We were very careful about documenting things and making sure we had the recordings. When we first started, we had over 80 different riffs and beats that we went through. We would listen to 'em over the phone and weed out what we liked or didn't like. Whatever would stick out, we'd say, "OK, we've got this riff. Let's work on this." When we'd hit a block with it, we'd put it aside and start working on something else. But we would give it a name and say, "OK, this song, Omniscient,' let's let it sit for a while and see where it develops and where it organically moves to and what it calls for." The beginning is very abrasive and it starts really, really fast and really heavy, and it goes through all kinds of rhythmic changes. After a while, we were like, "We should add something else to it, and we could slow it down and it could go into this other riff that I had from way, way before." It worked. Sometimes, it's a lot by trial and error: You put things together and you don't like what you hear, or you inject other ideas you have into it.
We weren't really together at all during the year. When we did the first EP, we didn't have anything written. Jason flew out to L.A., and he was there for like a week. We started writing right then and there. I mean, we had riffs and things that were documented, and we went through them. From us jamming in front of one another, that sparked other ideas. A song like "Omniscient" took a while, but, again, we never really had a deadline for it. We weren't signed at the time, so there wasn't a record label saying, "You need to have this done by a certain date." So having that kind of freedom really let us have free reign over how we approached the writing. Jason and I would talk on the phone maybe twice a week, and sometimes he would say, "I'm going to be really busy for the next two weeks, and I can't..." I'd say, "Oh, don't worry about it." Eventually, we would get back to it. But it was a product of playing and being in different areas of our lives at different times and bringing them all together.
You keep mentioning riffs, but you play the drums in Black Cobra. I know you've played other instruments in other bands, but are you referring to your rhythmic pattern?
I wrote that on guitar. I was messing around, just going through riffs. I put it down, and I showed it to Jason, and he was like, "OK, cool, let's use that for something." That was just a riff that was on its own. Then the fast part was completely separate. We thought, "This one's fast, this one's slow. Doesn't seem like they belong in the same song." But then we thought we could slow it down with the drums and do a build-down into it. It was weird. It wasn't in the tuning that Black Cobra is in right now. It was written in regular tuning, so I said, "Hey, let's try it in our tuning and see how it sounds." It was a lot heavier, and we liked the way that it sounded. It ended up working real nice.
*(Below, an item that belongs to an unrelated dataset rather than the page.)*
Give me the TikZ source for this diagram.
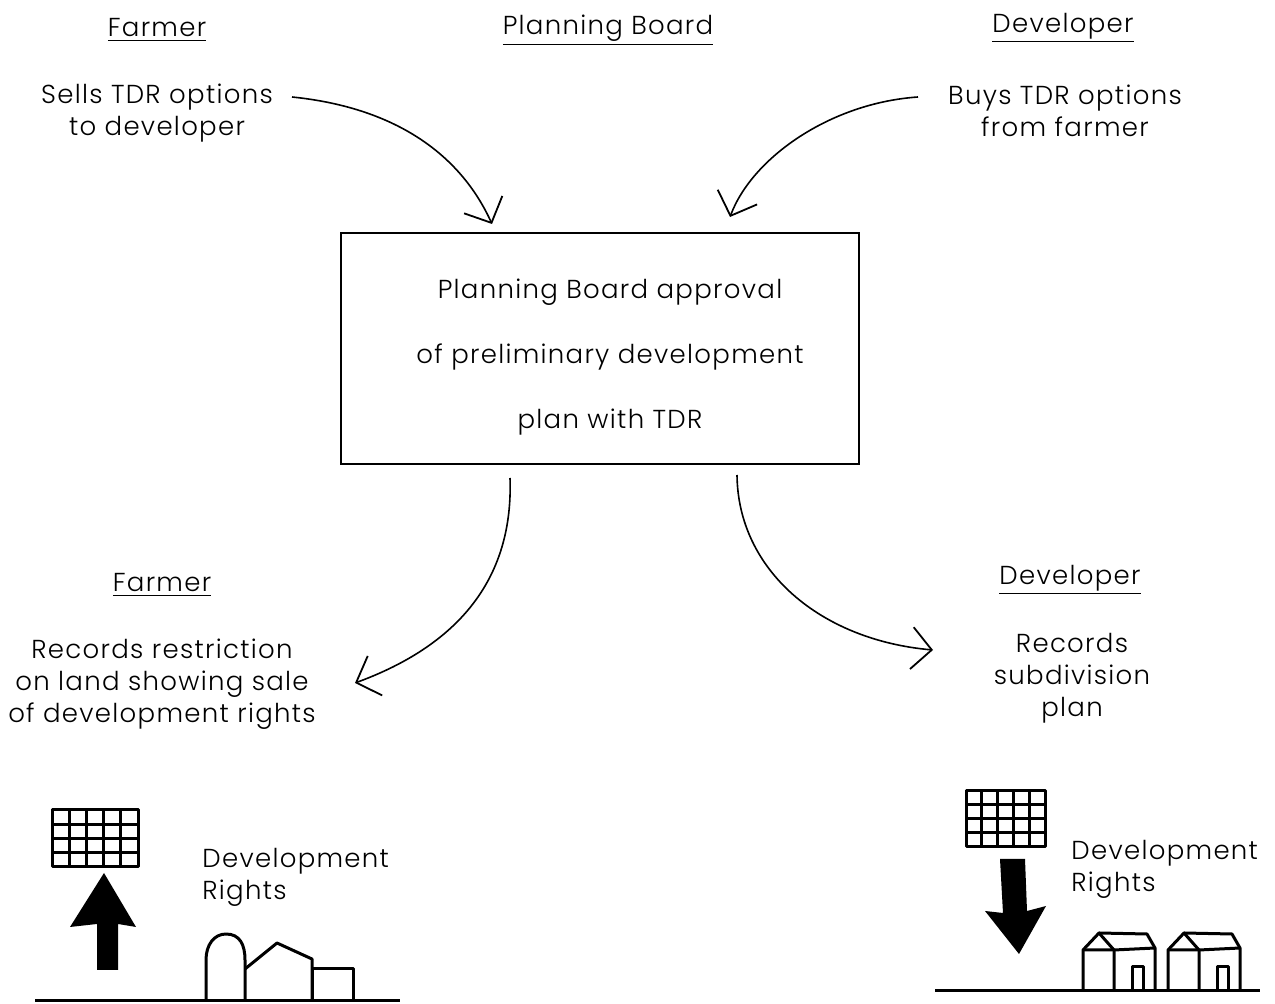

How did you and Jason meet?
We both grew up in Miami, Fla. Our friend that I went to high school with, she was a drummer. I'd seen her around the city, and she had this band and they broke up and I asked them what they wanted to do. She was like, "Well, my guitar player, Jason, and I want to start a new band." Jason and I were going to the same community college, Miami-Dade Community College, and we took music history together. It was through school that we met in '96. We had a band together then called Point Blank. I left for California, and Jason moved to New York. Jason lived with me in California for a little bit, and then he moved back to Miami to play in Cavity. Then he moved up to New York, and he was up there for three years while I was in California. We always kept in touch. Even when we weren't planning on playing in a band, we were always good friends, hanging out and going to shows and such.
So you've been in California for nearly a decade?
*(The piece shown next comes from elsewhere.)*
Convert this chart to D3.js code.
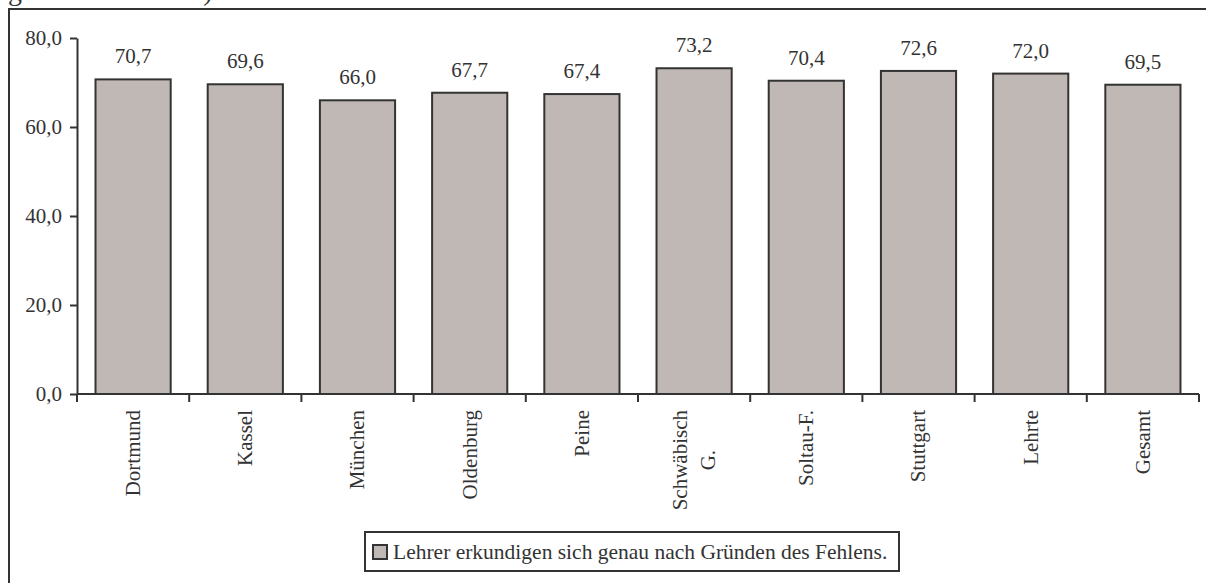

Yeah, it's been a while. Our parents are still there [in Miami], and we visit whenever we can. Back then, there wasn't much of an underground culture, especially in Miami, for this type of music. Now it's a lot better. There's the Internet and more independent labels and music being distributed down there, so there is definitely more of an audience. But back then you had to be in more of a major city to be part of any type of scene. I guess that area down there wasn't very conducive to what we wanted to do, so we just left.
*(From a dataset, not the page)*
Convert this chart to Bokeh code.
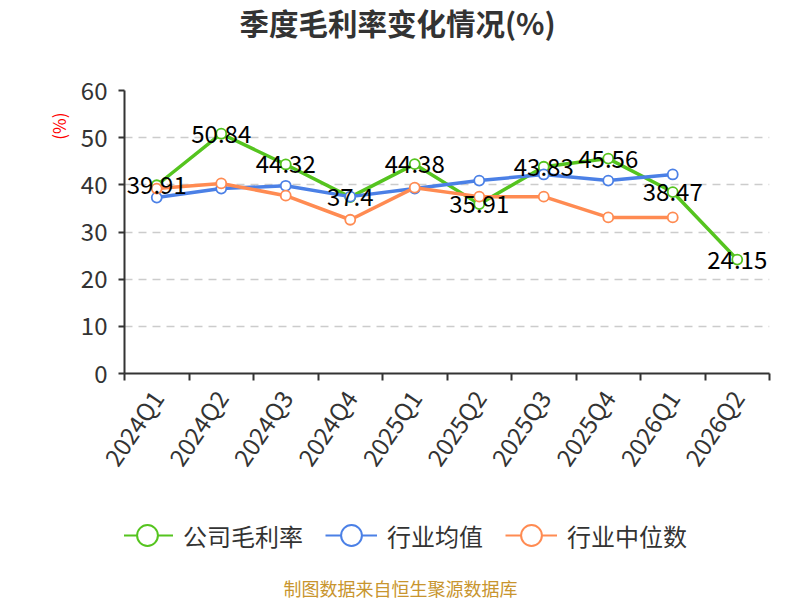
import math
from bokeh.plotting import figure
from bokeh.layouts import column
from bokeh.models import (ColumnDataSource, Range1d, FixedTicker, Legend, LegendItem, Title, Label)
from bokeh.core.properties import value
from bokeh.embed import file_html
from bokeh.resources import INLINE

# ---- data ----
quarters = ["2024Q1", "2024Q2", "2024Q3", "2024Q4", "2025Q1", "2025Q2",
            "2025Q3", "2025Q4", "2026Q1", "2026Q2"]
company_margin = [39.91, 50.84, 44.32, 37.4, 44.38, 35.91, 43.83, 45.56, 38.47, 24.15]
industry_mean = [37.3, 39.2, 39.8, 37.5, 39.2, 40.9, 42.2, 40.9, 42.2]
industry_median = [39.2, 40.3, 37.7, 32.6, 39.4, 37.5, 37.5, 33.1, 33.1]
series_names = ["公司毛利率", "行业均值", "行业中位数"]
y_ticks = [0, 10, 20, 30, 40, 50, 60]
title_text = "季度毛利率变化情况(%)"
y_unit = "(%)"
footer_text = "制图数据来自恒生聚源数据库"

GREEN = "#55c41f"
BLUE = "#4b80e6"
ORANGE = "#ff8b52"
FONT = "Noto Sans CJK SC"
W = 800
H_TOP, H_MAIN, H_BOT = 60, 440, 100

def bare(height):
    f = figure(width=W, height=height, output_backend="svg", toolbar_location=None,
               x_axis_location=None, y_axis_location=None, title_location=None,
               x_range=Range1d(-20, -10), y_range=Range1d(-20, -10),
               min_border=0)
    f.outline_line_color = None
    f.grid.visible = False
    f.background_fill_color = "white"
    f.border_fill_color = "white"
    return f

# ---- title strip (frame is aligned with the main chart's frame, left edge at 124px) ----
top = bare(H_TOP)
top.add_layout(Label(x=273, y=39, x_units="screen", y_units="screen", text=title_text,
                     text_align="center", text_baseline="middle", text_font=FONT,
                     text_font_size="29.5px", text_font_style="bold", text_color="#333333"))

# ---- main chart ----
p = figure(width=W, height=H_MAIN, output_backend="svg", toolbar_location=None,
           title_location=None,
           x_range=Range1d(-0.5, len(quarters) - 0.5), y_range=Range1d(0, 60),
           min_border_left=124, min_border_right=31, min_border_top=30, min_border_bottom=127)
p.outline_line_color = None
p.background_fill_color = "white"
p.border_fill_color = "white"

xi = list(range(len(quarters)))
p.xaxis.ticker = FixedTicker(ticks=xi, minor_ticks=[i - 0.5 for i in range(len(quarters) + 1)])
p.xaxis.major_label_overrides = {i: q for i, q in enumerate(quarters)}
p.xaxis.major_tick_out = 0
p.xaxis.major_tick_in = 0
p.xaxis.minor_tick_out = 7
p.xaxis.minor_tick_in = 0
p.xaxis.minor_tick_line_color = "#333333"
p.xaxis.minor_tick_line_width = 2
p.xaxis.axis_line_color = "#333333"
p.xaxis.axis_line_width = 2
p.xaxis.major_label_orientation = math.radians(56)
p.xaxis.major_label_text_font = FONT
p.xaxis.major_label_text_font_size = "24px"
p.xaxis.major_label_text_color = "#333333"
p.xaxis.major_label_standoff = 12

p.yaxis.ticker = FixedTicker(ticks=y_ticks)
p.yaxis.minor_tick_line_color = None
p.yaxis.major_tick_out = 6
p.yaxis.major_tick_in = 0
p.yaxis.major_tick_line_color = "#333333"
p.yaxis.major_tick_line_width = 2
p.yaxis.axis_line_color = "#333333"
p.yaxis.axis_line_width = 2
p.yaxis.major_label_text_font = FONT
p.yaxis.major_label_text_font_size = "24px"
p.yaxis.major_label_text_color = "#333333"
p.yaxis.major_label_standoff = 11

p.xgrid.grid_line_color = None
p.ygrid.grid_line_color = "#cccccc"
p.ygrid.grid_line_width = 1.5
p.ygrid.grid_line_dash = "8 6"

unit = Title(text=y_unit, align="right", text_font=FONT, text_font_size="17px",
             text_font_style="normal", text_color="#ff0000", offset=22, standoff=13)
p.add_layout(unit, "left")

series = [company_margin, industry_mean, industry_median]
colors = [GREEN, BLUE, ORANGE]
for vals, color in zip(series, colors):
    src = ColumnDataSource(dict(x=xi[:len(vals)], y=vals))
    p.line("x", "y", source=src, line_color=color, line_width=3.5)
    p.scatter("x", "y", source=src, size=10, fill_color="white", line_color=color, line_width=1.8)

lab_src = ColumnDataSource(dict(x=xi, y=company_margin, t=[f"{v:g}" for v in company_margin]))
p.text("x", "y", text="t", source=lab_src, text_align="center", text_baseline="middle",
       text_font=value(FONT), text_font_size="24px", text_color="#000000")

# ---- legend + footer strip (same series, drawn outside its visible range) ----
bot = bare(H_BOT)
items = []
for vals, color, name in zip(series, colors, series_names):
    src = ColumnDataSource(dict(x=xi[:len(vals)], y=vals))
    r1 = bot.line("x", "y", source=src, line_color=color, line_width=2)
    r2 = bot.scatter("x", "y", source=src, fill_color="white", line_color=color, line_width=2)
    items.append(LegendItem(label=name, renderers=[r1, r2]))
legend = Legend(items=items, orientation="horizontal", location=(-3, 37),
                glyph_width=52, glyph_height=56, label_standoff=10, spacing=22,
                padding=0, margin=0, border_line_color=None, background_fill_alpha=0,
                label_text_font=FONT, label_text_font_size="24px", label_text_color="#333333")
bot.add_layout(legend, "center")
bot.add_layout(Label(x=276, y=13, x_units="screen", y_units="screen", text=footer_text,
                     text_align="center", text_baseline="middle", text_font=FONT,
                     text_font_size="18px", text_color="#c8952e"))

page = column(top, p, bot, spacing=0)
open("out.html", "w").write(file_html(page, INLINE))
Growing up in Miami but living in California, how would you identify what you play, in terms of geography? Is it California metal or Southern metal?
That's a good question. We're based out of California, and I've lived there for the last nine years. It has had a big influence on me, but we also grew up with a lot of what was going on in Miami, which wasn't much at the time. Bands like Cavity and Load did have an influence. Everything that we've done has been done in California. We both live there now. New York, I think, definitely had a big influence on Jason. When he was there, he was exposed to a different environment musically as well as socially. New York, a very metropolitan area, is a big change, opposed to the straight-up suburbs, as most of South Florida is. He was exposed to different kinds of music than he would have been. There are not a lot of underground bands in Miami.
I know a lot of people like to be very proud of and say where they're from. You know when people in the early '90s where in Seattle, they'd say, "We're a Seattle grunge band." They were very proud of that. Or we're New York hardcore. Or we're SoCal hardcore. For us, we don't subscribe to that as far as what area we're from or stereotyping ourselves in saying, "Well, we're this style of music." When people do that, they pigeonhole themselves into that and say, "We can only be this because we're labeling ourselves as this." We try to think our only limit is our own imagination, and wherever we want to take it. We do have hardcore and metal tendencies in our approach, and those things come from all over the world, not just America. We know a lot of the British metal, Japanese hardcore, all kinds of stuff that we're into.
You two are living together in California now, correct? How has that and how will that affect your songwriting?
After Bestial came out, Jason came to Los Angeles. We started writing a lot, and songs came a lot quicker. When we weren't on tour, we were writing and recording. I have a studio. I recorded the second album. I recorded all of our jams and the rehearsals, so being together more has definitely helped the writing. We're both living in the Bay Area now, which has made it a lot easier to get things done. Since the songs took so long back then and the newer stuff isn't taking as long, we're being very careful to maintain our original goal and vision of how things can be. You're your own best critic about things, but we want to make sure that what we put out is something we're happy with, and we're not just putting things together just to put them out.
Black Cobra plays with Weedeater and Broadslab at Volume 11 Tavern Sunday, Aug. 10, at 8 p.m. Tickets are $8.